Tuesday, 10 November 2015

Goodbye to Seattle’s Post Alley Gum Wall

The Gum Wall is being washed away with hot sprays of water

Seattle city officials began the action early this morning in an attempt to remove the famous 'Gum Wall' which stretches over historic buildings overlooking Seattle's Puget Sound. The Market Theater Gum Wall is a local landmark in downtown Seattle, in Post Alley under Pike Place Market. Similar to Bubblegum Alley in San Luis Obispo, California, the Market Theater Gum Wall is a brick alleyway wall covered in used chewing gum. Parts of the wall are covered several inches thick, 15 feet high for 50 feet
The wall is by the box office for the Market Theater, and the tradition began around 1993 when patrons of Unexpected Productions' Seattle Theatresports stuck gum to the wall and placed coins in the gum blobs.

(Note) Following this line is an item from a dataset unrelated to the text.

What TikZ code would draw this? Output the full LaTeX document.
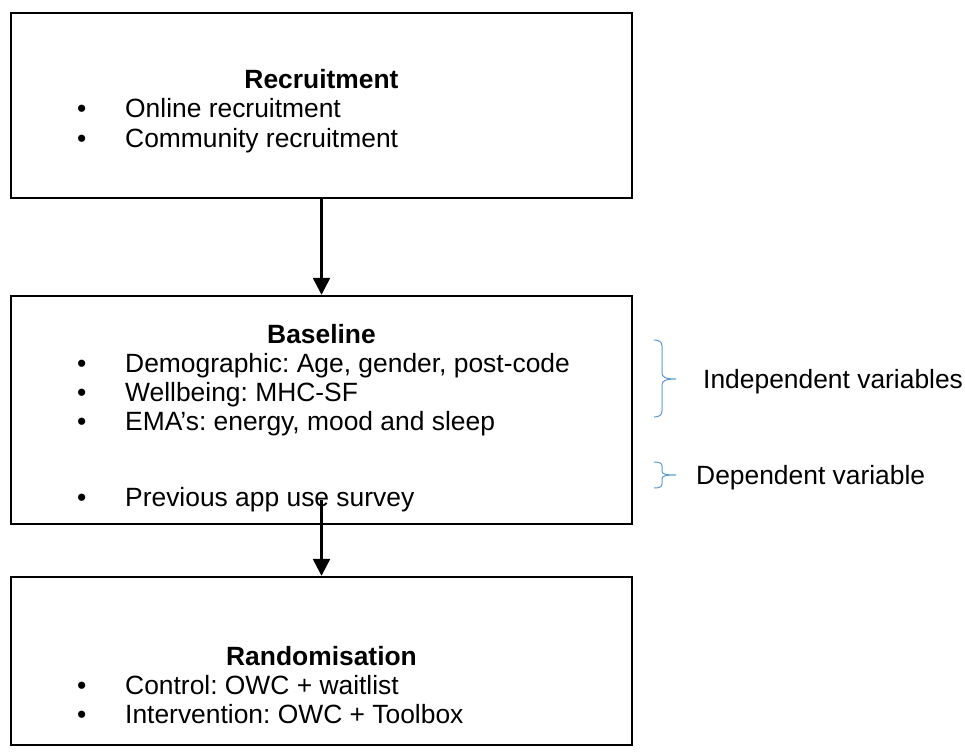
\documentclass[tikz,border=0pt]{standalone}
\usepackage{fontspec}
\setmainfont{Liberation Sans}
\frenchspacing
\usetikzlibrary{arrows.meta}
\definecolor{braceblue}{HTML}{5B9BD5}
\begin{document}
\begin{tikzpicture}[x=1pt,y=-1pt,
  box/.style={draw=black,line width=2.4pt,minimum width=621pt,inner sep=0pt},
  txt/.style={anchor=base west,inner sep=0pt,font=\fontsize{26.4}{30}\selectfont},
  ttl/.style={anchor=base,inner sep=0pt,font=\fontsize{26.4}{30}\selectfont\bfseries},
  arr/.style={line width=2.5pt,-{Triangle[width=17pt,length=17pt]}},
  brc/.style={draw=braceblue,line width=1pt}]
\useasboundingbox (0,0) rectangle (965,755);
\node[box,minimum height=185pt] (rec) at (321.5,105.5) {};
\node[box,minimum height=228pt] (bas) at (321.5,410) {};
\node[box,minimum height=168pt] (ran) at (321.5,661) {};
% Recruitment
\node[ttl] (rt) at (321.5,88) {Recruitment};
\node[txt] (rb1) at (77,117) {•};
\node[txt] (r1) at (125,117) {Online recruitment};
\node[txt] (rb2) at (77,147) {•};
\node[txt] (r2) at (125,147) {Community recruitment};
% Baseline
\node[ttl] (bt) at (321.5,343) {Baseline};
\node[txt] (bb1) at (77,372) {•};
\node[txt] (b1) at (125,372) {Demographic: Age, gender, post-code};
\node[txt] (bb2) at (77,401) {•};
\node[txt] (b2) at (125,401) {Wellbeing: MHC-SF};
\node[txt] (bb3) at (77,430) {•};
\node[txt] (b3) at (125,430) {EMA’s: energy, mood and sleep};
\node[txt] (bb4) at (77,506) {•};
\node[txt] (b4) at (125,506) {Previous app use survey};
% Randomisation
\node[ttl] (nt) at (321.5,665) {Randomisation};
\node[txt] (nb1) at (77,694) {•};
\node[txt] (n1) at (125,694) {Control: OWC + waitlist};
\node[txt] (nb2) at (77,723) {•};
\node[txt] (n2) at (125,723) {Intervention: OWC + Toolbox};
% arrows
\draw[arr] (rec.south) -- (bas.north);
\coordinate (s2) at (321.5,500);
\draw[arr] (s2) -- (ran.north);
% braces
\coordinate (ia) at (654,340);
\coordinate (ib) at (654,417);
\coordinate (it) at (676,379);
\draw[brc] (ia) .. controls (659,340) and (662,342) .. (662,346) -- (662,373)
  .. controls (662,377) and (665,379) .. (it)
  .. controls (665,379) and (662,381) .. (662,385) -- (662,411)
  .. controls (662,415) and (659,417) .. (ib);
\coordinate (da) at (654,462);
\coordinate (db) at (654,488);
\coordinate (dt) at (676,475);
\draw[brc] (da) .. controls (659,462) and (662,463) .. (662,466) -- (662,471)
  .. controls (662,474) and (665,475) .. (dt)
  .. controls (665,475) and (662,476) .. (662,479) -- (662,484)
  .. controls (662,487) and (659,488) .. (db);
\node[txt] (iv) at (703,388) {Independent variables};
\node[txt] (dv) at (696,484) {Dependent variable};
\end{tikzpicture}
\end{document}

The wall with its 24-year-old history of gums was steam cleaned due to sugar erosion. It is estimated around 1 million pieces of gum have been stuck to the walls of Post Alley since it was begun by theater .





It had become an attraction for thousands of people how have flocked to the area to take selfies in front of the wall. Business cards and hand-written notes fell to the floor, as the crew got rid of one of the city's most famous landmarks. Officials scrubbed, steamed and scratched away years worth of hardened chewing gum in the operation.